I introduced Knickerless, pregnant pause and all: “Ladies and gentlemen, introducing something different this evening. A cabaret of sorts, evergreen, old fashioned, but slightly up-beat. Presenting . . . Knicker-less.” I winked at my corpulent friend on the drums and while walking back into the wings said: “Take it from the top, Tubby.”

The drummer, percussionist extraordinaire gave him a beat that was a cross between rock and bossanova. Poor Knickerless stopped midway, tried to take it from the beginning again, failed and was booed off stage. In later years he claimed that a stunning girl from the neighbouring convent had thrown flowers at him on his way home immediately after the show. What he failed to mention, however, was that the vivacious wench had failed to take the flowers out of the pot.

Many moons later, working as a volunteer for a group akin to the Samaritans, I received a call from Knickerless. He wanted to end his life he said. I recognised the wheezy voice immediately. Lamentably, even in adulthood, I saw that he was the same self-seeker, second hand and dehumanised.

“Who is that?” he hissed. “It is me the devil of St Ben’s,” I said. I just could not resist the rest: “I shall wait at the end of this line for you to blow your brains out. I once heard someone blow his brains out and quite enjoyed it. I would like to hear it again.”

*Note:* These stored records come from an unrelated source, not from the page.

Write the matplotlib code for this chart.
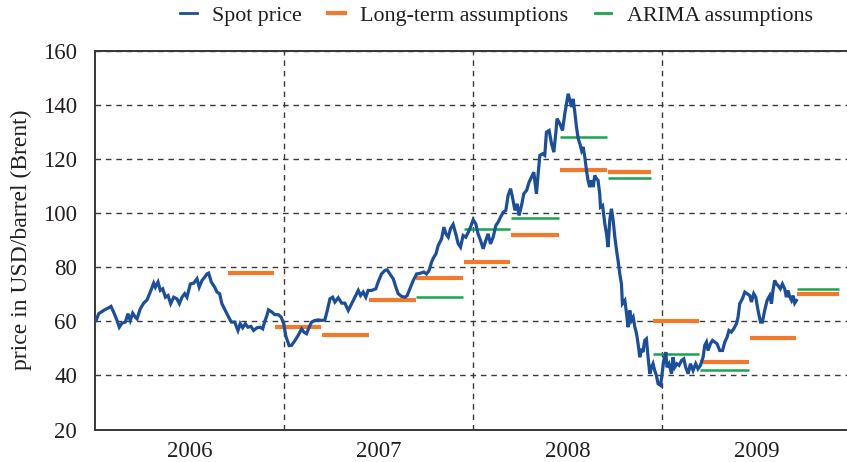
import matplotlib
matplotlib.use('Agg')
import matplotlib.pyplot as plt
from matplotlib.lines import Line2D

# ---------------- data ----------------
spot_t = [
    2006.004, 2006.018, 2006.044, 2006.071, 2006.083, 2006.097, 2006.115, 2006.127, 2006.141, 2006.159,
    2006.173, 2006.185, 2006.198, 2006.212, 2006.221, 2006.238, 2006.256, 2006.274, 2006.291, 2006.309,
    2006.318, 2006.332, 2006.344, 2006.357, 2006.371, 2006.385, 2006.399, 2006.415, 2006.432, 2006.445,
    2006.459, 2006.473, 2006.485, 2006.503, 2006.521, 2006.538, 2006.550, 2006.565, 2006.579, 2006.591,
    2006.600, 2006.614, 2006.632, 2006.644, 2006.658, 2006.670, 2006.688, 2006.706, 2006.720, 2006.738,
    2006.755, 2006.767, 2006.780, 2006.794, 2006.808, 2006.824, 2006.838, 2006.856, 2006.873, 2006.886,
    2006.896, 2006.908, 2006.917, 2006.935, 2006.949, 2006.970, 2006.984, 2006.997, 2007.009, 2007.026,
    2007.039, 2007.057, 2007.074, 2007.092, 2007.104, 2007.118, 2007.132, 2007.145, 2007.162, 2007.180,
    2007.198, 2007.215, 2007.228, 2007.242, 2007.256, 2007.268, 2007.286, 2007.304, 2007.321, 2007.339,
    2007.357, 2007.374, 2007.392, 2007.404, 2007.418, 2007.432, 2007.444, 2007.462, 2007.485, 2007.497,
    2007.515, 2007.533, 2007.545, 2007.559, 2007.577, 2007.591, 2007.603, 2007.621, 2007.639, 2007.651,
    2007.665, 2007.683, 2007.701, 2007.718, 2007.739, 2007.753, 2007.767, 2007.780, 2007.792, 2007.803,
    2007.815, 2007.833, 2007.845, 2007.856, 2007.868, 2007.880, 2007.894, 2007.908, 2007.921, 2007.933,
    2007.947, 2007.961, 2007.974, 2007.986, 2008.000, 2008.014, 2008.026, 2008.039, 2008.053, 2008.067,
    2008.079, 2008.092, 2008.106, 2008.120, 2008.132, 2008.145, 2008.159, 2008.173, 2008.185, 2008.198,
    2008.208, 2008.221, 2008.233, 2008.243, 2008.256, 2008.268, 2008.283, 2008.296, 2008.309, 2008.321,
    2008.335, 2008.344, 2008.353, 2008.367, 2008.379, 2008.388, 2008.402, 2008.415, 2008.427, 2008.438,
    2008.444, 2008.459, 2008.473, 2008.485, 2008.494, 2008.503, 2008.512, 2008.521, 2008.529, 2008.538,
    2008.547, 2008.556, 2008.565, 2008.574, 2008.582, 2008.591, 2008.600, 2008.608, 2008.617, 2008.626,
    2008.635, 2008.644, 2008.653, 2008.661, 2008.670, 2008.674, 2008.685, 2008.697, 2008.706, 2008.714,
    2008.723, 2008.732, 2008.741, 2008.750, 2008.759, 2008.767, 2008.776, 2008.785, 2008.790, 2008.803,
    2008.812, 2008.820, 2008.829, 2008.838, 2008.847, 2008.856, 2008.865, 2008.873, 2008.882, 2008.891,
    2008.899, 2008.908, 2008.917, 2008.926, 2008.935, 2008.944, 2008.952, 2008.961, 2008.970, 2008.979,
    2008.992, 2009.002, 2009.009, 2009.020, 2009.026, 2009.037, 2009.050, 2009.058, 2009.067, 2009.079,
    2009.090, 2009.103, 2009.115, 2009.125, 2009.138, 2009.150, 2009.164, 2009.178, 2009.190, 2009.203,
    2009.217, 2009.226, 2009.235, 2009.243, 2009.256, 2009.267, 2009.279, 2009.291, 2009.305, 2009.320,
    2009.332, 2009.344, 2009.354, 2009.367, 2009.379, 2009.394, 2009.402, 2009.411, 2009.425, 2009.438,
    2009.450, 2009.464, 2009.473, 2009.485, 2009.496, 2009.508, 2009.521, 2009.531, 2009.543, 2009.556,
    2009.570, 2009.579, 2009.587, 2009.596, 2009.605, 2009.614, 2009.626, 2009.637, 2009.649, 2009.658,
    2009.667, 2009.676, 2009.685, 2009.693, 2009.702, 2009.711,
]
spot_price = [
    60.3, 62.8, 64.0, 65.0, 65.5, 63.4, 60.3, 57.8, 59.3, 59.7,
    62.8, 60.3, 63.0, 61.5, 60.9, 64.6, 66.7, 67.9, 70.8, 74.1,
    72.6, 74.5, 71.4, 72.0, 68.9, 69.5, 66.5, 68.9, 68.3, 66.5,
    68.9, 70.2, 68.9, 73.8, 74.1, 75.7, 72.6, 75.1, 76.3, 77.5,
    77.8, 74.5, 72.6, 70.8, 70.2, 66.5, 64.0, 61.5, 59.7, 59.7,
    56.6, 59.1, 57.6, 59.1, 57.8, 58.1, 56.6, 57.6, 57.8, 57.2,
    59.7, 62.1, 64.2, 63.4, 62.5, 62.4, 61.5, 59.1, 54.4, 51.0,
    51.1, 52.9, 54.8, 57.2, 56.0, 55.4, 57.8, 59.7, 60.3, 60.5,
    60.3, 60.5, 64.0, 68.3, 68.9, 67.1, 68.7, 66.7, 66.7, 64.0,
    66.5, 68.9, 71.4, 69.5, 70.8, 68.9, 71.4, 71.4, 72.0, 74.5,
    77.5, 78.8, 79.0, 77.5, 75.7, 72.6, 70.2, 69.2, 68.9, 69.5,
    72.0, 75.1, 77.5, 77.7, 78.2, 77.5, 78.8, 81.9, 83.7, 84.9,
    88.0, 90.5, 94.8, 92.3, 91.1, 94.2, 95.8, 92.3, 88.6, 87.4,
    91.7, 91.1, 92.9, 94.8, 97.5, 96.0, 92.3, 89.9, 86.8, 89.9,
    92.3, 88.6, 91.1, 95.4, 96.6, 98.5, 100.3, 101.0, 106.5, 109.0,
    105.9, 101.0, 103.4, 99.1, 102.8, 107.1, 108.4, 111.4, 113.3, 115.1,
    107.1, 114.5, 121.3, 121.9, 121.3, 129.9, 130.5, 125.6, 122.5, 129.9,
    134.9, 133.0, 130.5, 136.7, 140.4, 144.1, 141.6, 139.2, 142.2, 137.3,
    131.8, 127.5, 125.6, 123.1, 124.4, 120.7, 115.7, 112.1, 109.6, 112.1,
    109.6, 113.9, 112.7, 112.1, 107.1, 102.2, 102.8, 96.0, 92.3, 87.4,
    97.3, 101.6, 97.3, 91.1, 86.2, 82.5, 77.5, 73.8, 66.5, 67.7,
    62.8, 57.8, 64.0, 60.3, 61.5, 57.8, 55.4, 51.7, 46.7, 49.8,
    48.6, 52.9, 53.5, 46.7, 40.6, 43.0, 44.3, 41.8, 40.0, 36.9,
    36.3, 41.8, 45.5, 48.6, 43.0, 44.3, 40.6, 46.7, 43.0, 44.3,
    43.7, 45.5, 46.1, 43.0, 40.6, 44.3, 41.8, 44.3, 42.4, 43.7,
    46.7, 51.1, 52.3, 49.2, 51.7, 52.9, 52.3, 51.7, 49.2, 49.2,
    52.3, 54.1, 56.6, 56.0, 57.2, 59.1, 61.5, 66.5, 68.3, 70.8,
    70.2, 69.5, 67.1, 70.2, 68.9, 64.0, 59.7, 59.7, 64.0, 67.7,
    69.5, 66.5, 71.4, 75.1, 73.8, 73.2, 72.0, 73.8, 72.0, 68.9,
    71.4, 68.9, 67.7, 69.5, 66.7, 67.7,
]

# Long-term assumptions (periods and values)
lt_start = [2006.70, 2006.95, 2007.20, 2007.45, 2007.70, 2007.95, 2008.20,
            2008.46, 2008.715, 2008.95, 2009.20, 2009.465, 2009.715]
lt_end = [2006.948, 2007.196, 2007.447, 2007.698, 2007.945, 2008.195, 2008.457,
          2008.711, 2008.944, 2009.194, 2009.460, 2009.711, 2009.937]
lt_value = [78, 58, 55, 68, 76, 82, 92, 116, 115, 60, 45, 54, 70]

# ARIMA assumptions
ar_start = [2007.70, 2007.95, 2008.20, 2008.46, 2008.715, 2008.95, 2009.20, 2009.715]
ar_end = [2007.945, 2008.195, 2008.457, 2008.711, 2008.944, 2009.194, 2009.460, 2009.937]
ar_value = [69, 94, 98, 128, 113, 48, 42, 72]

years = [2006, 2007, 2008, 2009]
year_labels = ['2006', '2007', '2008', '2009']
y_ticks = [20, 40, 60, 80, 100, 120, 140, 160]

series_names = ['Spot price', 'Long-term assumptions', 'ARIMA assumptions']
c_blue = '#1b4f9c'
c_orange = '#f37a2b'
c_green = '#18a54c'

# ---------------- plot ----------------
plt.rcParams['font.family'] = ['Liberation Serif', 'DejaVu Serif']
fig = plt.figure(figsize=(8.47, 4.62), dpi=100)
ax = fig.add_axes([95.3 / 847, 1 - 429.5 / 462, (851 - 95.3) / 847, (429.5 - 50.7) / 462])

ax.hlines(lt_value, lt_start, lt_end, colors=c_orange, linewidth=3.0, zorder=3)
ax.hlines(ar_value, ar_start, ar_end, colors=c_green, linewidth=1.8, zorder=3)
ax.plot(spot_t, spot_price, color=c_blue, linewidth=2.3, zorder=4, solid_joinstyle='miter')

ax.set_xlim(2006, 2010)
ax.set_ylim(20, 160)

ax.set_yticks(y_ticks)
ax.set_xticks(years[1:])
ax.set_xticklabels([])
ax.set_xticks([y + 0.5 for y in years], minor=True)
ax.set_xticklabels(year_labels, minor=True)
ax.tick_params(axis='x', which='both', length=0, pad=8, labelsize=16.5, colors='#231f20')
ax.tick_params(axis='y', length=0, pad=13, labelsize=16.5, colors='#231f20')

ax.grid(True, which='major', color='#3a3a3a', linestyle=(0, (4, 3.5)), linewidth=1.0, zorder=1)

for s in ['left', 'top', 'bottom']:
    ax.spines[s].set_color('#3a3536')
    ax.spines[s].set_linewidth(1.4)
ax.spines['right'].set_visible(False)

ax.set_ylabel('price in USD/barrel (Brent)', fontsize=17, color='#231f20', labelpad=8)

handles = [Line2D([], [], color=c_blue, linewidth=2.0),
           Line2D([], [], color=c_orange, linewidth=3.0),
           Line2D([], [], color=c_green, linewidth=2.0)]
fig.legend(handles, series_names, loc='center', bbox_to_anchor=(496.5 / 847, 1 - 16 / 462),
           ncol=3, frameon=False, fontsize=15.8, handlelength=0.75, handletextpad=0.7,
           columnspacing=1.2, labelcolor='#231f20')

fig.savefig('out.png', dpi=100)
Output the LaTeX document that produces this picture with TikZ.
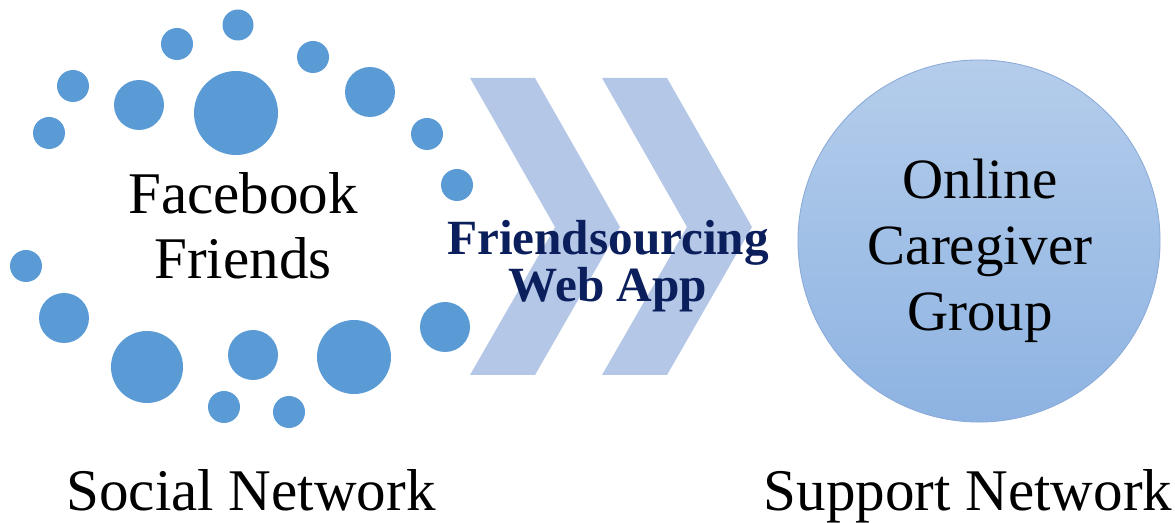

I insisted that despite his reprehensible behaviour I would, with exemplary Christian charity, write an appropriately terse epitaph and provide the tombstone at my own expense. His curiosity aroused he wanted to know the commemorative testimonial I had in mind. I casually answered: “Under this sod lies another!”

“You are mad,” he snapped and hung up. No cause for alarm, really, because he is still alive and kicking. The good, exciting things in life never happen to nerds.